* **Data section**
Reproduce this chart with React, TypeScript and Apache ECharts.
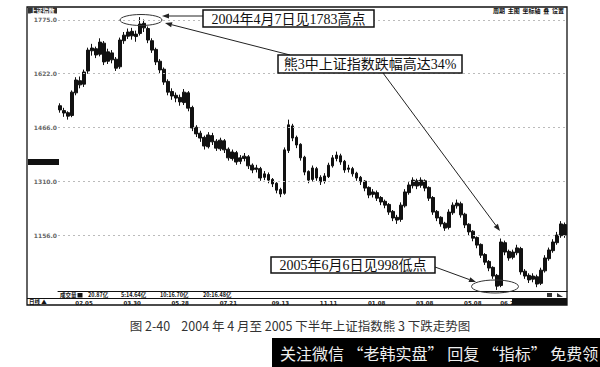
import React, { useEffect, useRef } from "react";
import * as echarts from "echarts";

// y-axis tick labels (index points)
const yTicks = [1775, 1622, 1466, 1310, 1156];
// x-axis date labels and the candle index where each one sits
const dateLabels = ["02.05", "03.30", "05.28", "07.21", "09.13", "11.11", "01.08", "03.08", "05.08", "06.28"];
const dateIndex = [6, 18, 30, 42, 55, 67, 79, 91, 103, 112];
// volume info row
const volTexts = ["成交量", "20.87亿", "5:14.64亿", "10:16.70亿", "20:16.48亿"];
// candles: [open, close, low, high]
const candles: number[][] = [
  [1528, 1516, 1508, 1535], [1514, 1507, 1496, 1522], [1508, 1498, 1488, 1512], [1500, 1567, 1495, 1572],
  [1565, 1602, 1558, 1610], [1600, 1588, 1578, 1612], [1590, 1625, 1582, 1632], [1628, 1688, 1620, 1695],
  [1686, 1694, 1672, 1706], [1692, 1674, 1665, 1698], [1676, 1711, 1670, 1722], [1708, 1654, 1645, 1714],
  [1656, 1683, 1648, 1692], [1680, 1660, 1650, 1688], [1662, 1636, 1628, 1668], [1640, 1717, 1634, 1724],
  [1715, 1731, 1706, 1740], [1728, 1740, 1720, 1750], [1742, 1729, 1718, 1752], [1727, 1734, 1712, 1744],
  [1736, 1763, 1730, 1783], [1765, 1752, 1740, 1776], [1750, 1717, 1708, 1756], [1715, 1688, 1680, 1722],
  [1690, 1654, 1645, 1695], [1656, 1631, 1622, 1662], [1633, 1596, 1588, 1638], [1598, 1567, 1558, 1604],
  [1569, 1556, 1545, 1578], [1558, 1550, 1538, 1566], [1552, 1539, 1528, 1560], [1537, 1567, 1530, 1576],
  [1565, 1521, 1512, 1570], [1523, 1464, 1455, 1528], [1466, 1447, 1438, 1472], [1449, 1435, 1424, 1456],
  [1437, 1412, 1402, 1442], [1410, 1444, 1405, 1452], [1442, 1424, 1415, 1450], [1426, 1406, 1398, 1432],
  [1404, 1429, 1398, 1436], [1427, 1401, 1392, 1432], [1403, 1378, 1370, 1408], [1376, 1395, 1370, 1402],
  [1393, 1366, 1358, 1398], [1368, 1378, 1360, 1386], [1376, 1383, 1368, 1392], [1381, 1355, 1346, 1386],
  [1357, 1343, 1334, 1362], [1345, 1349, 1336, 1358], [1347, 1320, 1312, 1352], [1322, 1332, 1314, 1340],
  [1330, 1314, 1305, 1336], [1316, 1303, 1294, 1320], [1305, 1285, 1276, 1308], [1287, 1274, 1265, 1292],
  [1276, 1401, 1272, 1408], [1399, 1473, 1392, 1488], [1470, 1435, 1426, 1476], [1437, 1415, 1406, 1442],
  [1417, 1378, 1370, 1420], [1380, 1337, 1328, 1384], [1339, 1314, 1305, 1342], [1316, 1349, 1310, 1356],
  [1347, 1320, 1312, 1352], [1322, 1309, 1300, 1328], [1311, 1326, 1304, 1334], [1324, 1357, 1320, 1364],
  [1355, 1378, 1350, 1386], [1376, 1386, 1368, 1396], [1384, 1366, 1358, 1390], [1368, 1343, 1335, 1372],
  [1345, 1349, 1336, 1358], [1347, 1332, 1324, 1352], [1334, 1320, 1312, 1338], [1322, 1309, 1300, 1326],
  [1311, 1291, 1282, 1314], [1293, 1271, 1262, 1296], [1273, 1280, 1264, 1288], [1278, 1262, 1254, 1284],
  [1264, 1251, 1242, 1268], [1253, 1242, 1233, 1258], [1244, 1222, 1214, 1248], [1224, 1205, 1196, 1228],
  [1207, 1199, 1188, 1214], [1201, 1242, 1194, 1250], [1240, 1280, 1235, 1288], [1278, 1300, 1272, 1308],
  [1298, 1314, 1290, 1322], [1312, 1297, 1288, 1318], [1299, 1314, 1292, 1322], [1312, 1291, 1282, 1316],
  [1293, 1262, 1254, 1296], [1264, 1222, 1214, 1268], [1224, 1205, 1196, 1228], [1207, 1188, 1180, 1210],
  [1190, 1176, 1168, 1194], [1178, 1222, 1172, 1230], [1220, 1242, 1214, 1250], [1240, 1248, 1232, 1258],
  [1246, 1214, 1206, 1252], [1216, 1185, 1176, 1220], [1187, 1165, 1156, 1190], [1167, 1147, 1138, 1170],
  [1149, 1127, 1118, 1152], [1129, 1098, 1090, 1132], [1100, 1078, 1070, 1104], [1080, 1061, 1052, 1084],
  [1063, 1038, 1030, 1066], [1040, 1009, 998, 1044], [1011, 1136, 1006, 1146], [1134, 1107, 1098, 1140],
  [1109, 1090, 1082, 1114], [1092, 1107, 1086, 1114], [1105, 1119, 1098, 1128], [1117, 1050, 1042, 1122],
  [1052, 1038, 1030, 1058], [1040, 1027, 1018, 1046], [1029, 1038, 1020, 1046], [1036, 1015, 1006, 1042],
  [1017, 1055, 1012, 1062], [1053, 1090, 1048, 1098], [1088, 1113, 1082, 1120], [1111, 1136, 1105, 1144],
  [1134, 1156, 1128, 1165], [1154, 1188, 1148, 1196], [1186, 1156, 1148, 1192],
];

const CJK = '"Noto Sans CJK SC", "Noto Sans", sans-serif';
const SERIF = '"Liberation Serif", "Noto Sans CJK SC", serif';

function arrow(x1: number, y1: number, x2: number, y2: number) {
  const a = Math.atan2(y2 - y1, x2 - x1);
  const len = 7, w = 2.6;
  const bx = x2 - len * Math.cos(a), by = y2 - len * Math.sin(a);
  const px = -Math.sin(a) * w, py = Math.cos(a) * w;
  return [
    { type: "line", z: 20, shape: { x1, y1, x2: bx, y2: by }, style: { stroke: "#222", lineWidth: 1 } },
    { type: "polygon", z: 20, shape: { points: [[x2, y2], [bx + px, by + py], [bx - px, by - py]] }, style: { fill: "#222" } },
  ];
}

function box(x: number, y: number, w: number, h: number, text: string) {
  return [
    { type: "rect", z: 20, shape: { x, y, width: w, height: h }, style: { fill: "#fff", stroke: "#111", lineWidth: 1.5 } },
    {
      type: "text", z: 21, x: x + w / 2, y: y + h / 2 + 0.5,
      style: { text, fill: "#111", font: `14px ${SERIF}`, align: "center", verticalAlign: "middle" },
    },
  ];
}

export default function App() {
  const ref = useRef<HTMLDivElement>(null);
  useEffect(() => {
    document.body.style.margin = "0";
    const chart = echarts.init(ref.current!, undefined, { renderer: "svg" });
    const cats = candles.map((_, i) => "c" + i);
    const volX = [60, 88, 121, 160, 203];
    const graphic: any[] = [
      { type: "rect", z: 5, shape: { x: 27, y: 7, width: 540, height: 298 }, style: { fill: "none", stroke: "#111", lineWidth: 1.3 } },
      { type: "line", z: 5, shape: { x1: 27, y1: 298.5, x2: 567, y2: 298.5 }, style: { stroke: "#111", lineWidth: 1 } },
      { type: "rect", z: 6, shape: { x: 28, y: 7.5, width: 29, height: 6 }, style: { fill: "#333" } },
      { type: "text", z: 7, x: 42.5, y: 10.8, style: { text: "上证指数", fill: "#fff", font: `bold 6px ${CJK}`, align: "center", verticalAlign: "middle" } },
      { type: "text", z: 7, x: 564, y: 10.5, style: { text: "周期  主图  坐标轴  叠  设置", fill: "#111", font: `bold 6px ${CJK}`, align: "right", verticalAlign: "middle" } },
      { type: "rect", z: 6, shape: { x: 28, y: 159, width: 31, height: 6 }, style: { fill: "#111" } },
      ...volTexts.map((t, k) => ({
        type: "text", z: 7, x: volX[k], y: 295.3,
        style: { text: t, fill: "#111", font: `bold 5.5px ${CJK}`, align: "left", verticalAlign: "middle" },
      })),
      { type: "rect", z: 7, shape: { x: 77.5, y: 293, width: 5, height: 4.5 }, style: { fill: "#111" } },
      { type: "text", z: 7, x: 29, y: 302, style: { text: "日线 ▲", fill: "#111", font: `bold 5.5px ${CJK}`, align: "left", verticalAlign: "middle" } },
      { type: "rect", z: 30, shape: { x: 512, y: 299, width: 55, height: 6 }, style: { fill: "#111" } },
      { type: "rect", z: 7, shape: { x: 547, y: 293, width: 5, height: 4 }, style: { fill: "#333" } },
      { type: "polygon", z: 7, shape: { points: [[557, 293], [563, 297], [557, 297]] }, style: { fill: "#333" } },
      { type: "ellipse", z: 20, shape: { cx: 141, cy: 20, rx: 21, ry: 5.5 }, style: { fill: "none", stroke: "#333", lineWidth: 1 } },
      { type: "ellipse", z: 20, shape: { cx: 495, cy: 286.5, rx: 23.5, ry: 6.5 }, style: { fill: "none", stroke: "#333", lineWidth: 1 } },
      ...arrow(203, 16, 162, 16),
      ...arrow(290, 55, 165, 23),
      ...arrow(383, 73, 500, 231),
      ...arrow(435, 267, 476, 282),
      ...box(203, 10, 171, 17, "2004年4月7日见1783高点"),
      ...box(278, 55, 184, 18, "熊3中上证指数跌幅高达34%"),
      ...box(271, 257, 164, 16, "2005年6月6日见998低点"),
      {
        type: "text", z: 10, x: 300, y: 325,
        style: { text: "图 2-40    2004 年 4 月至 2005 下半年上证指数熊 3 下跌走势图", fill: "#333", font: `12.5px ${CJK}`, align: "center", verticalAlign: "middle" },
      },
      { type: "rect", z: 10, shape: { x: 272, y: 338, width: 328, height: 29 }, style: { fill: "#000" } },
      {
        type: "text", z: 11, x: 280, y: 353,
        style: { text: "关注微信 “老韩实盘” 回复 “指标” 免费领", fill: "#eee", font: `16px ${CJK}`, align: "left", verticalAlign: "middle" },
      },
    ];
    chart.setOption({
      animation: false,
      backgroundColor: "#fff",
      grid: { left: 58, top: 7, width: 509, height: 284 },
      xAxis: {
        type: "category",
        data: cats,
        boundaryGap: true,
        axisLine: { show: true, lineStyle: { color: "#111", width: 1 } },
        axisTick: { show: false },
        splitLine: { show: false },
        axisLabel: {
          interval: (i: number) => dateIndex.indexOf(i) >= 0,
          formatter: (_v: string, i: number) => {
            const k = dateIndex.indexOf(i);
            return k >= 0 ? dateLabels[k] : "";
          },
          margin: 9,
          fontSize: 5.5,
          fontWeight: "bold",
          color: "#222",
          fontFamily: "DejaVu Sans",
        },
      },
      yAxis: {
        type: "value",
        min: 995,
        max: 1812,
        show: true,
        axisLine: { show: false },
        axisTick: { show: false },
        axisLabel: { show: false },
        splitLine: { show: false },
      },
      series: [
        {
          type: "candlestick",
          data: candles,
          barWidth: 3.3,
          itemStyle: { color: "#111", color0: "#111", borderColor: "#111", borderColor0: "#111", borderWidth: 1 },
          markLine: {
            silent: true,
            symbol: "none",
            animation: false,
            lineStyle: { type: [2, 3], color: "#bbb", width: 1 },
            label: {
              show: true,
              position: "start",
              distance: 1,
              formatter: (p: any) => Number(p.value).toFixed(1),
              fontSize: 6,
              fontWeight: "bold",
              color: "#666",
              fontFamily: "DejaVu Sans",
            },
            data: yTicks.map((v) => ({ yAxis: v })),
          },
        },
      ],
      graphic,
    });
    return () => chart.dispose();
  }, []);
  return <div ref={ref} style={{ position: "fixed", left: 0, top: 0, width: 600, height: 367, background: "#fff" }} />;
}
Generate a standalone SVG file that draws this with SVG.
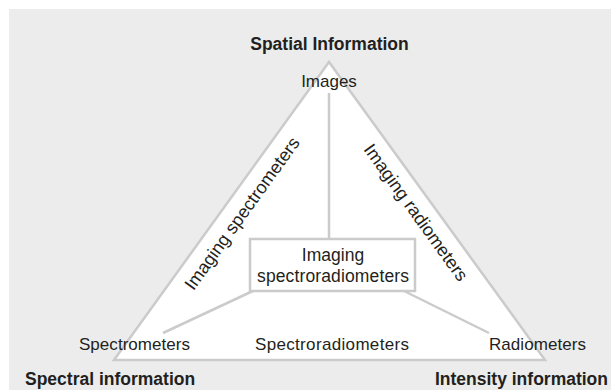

* **Stated exercise**
Take the lines from the first line of the entries through the line with "import * as", inclusive, and give them again exactly, minus any pictures.

* **Correct answer**
Reproduce this chart with React, TypeScript and Apache ECharts.
import React, { useEffect, useRef } from "react";
import * as echarts from "echarts";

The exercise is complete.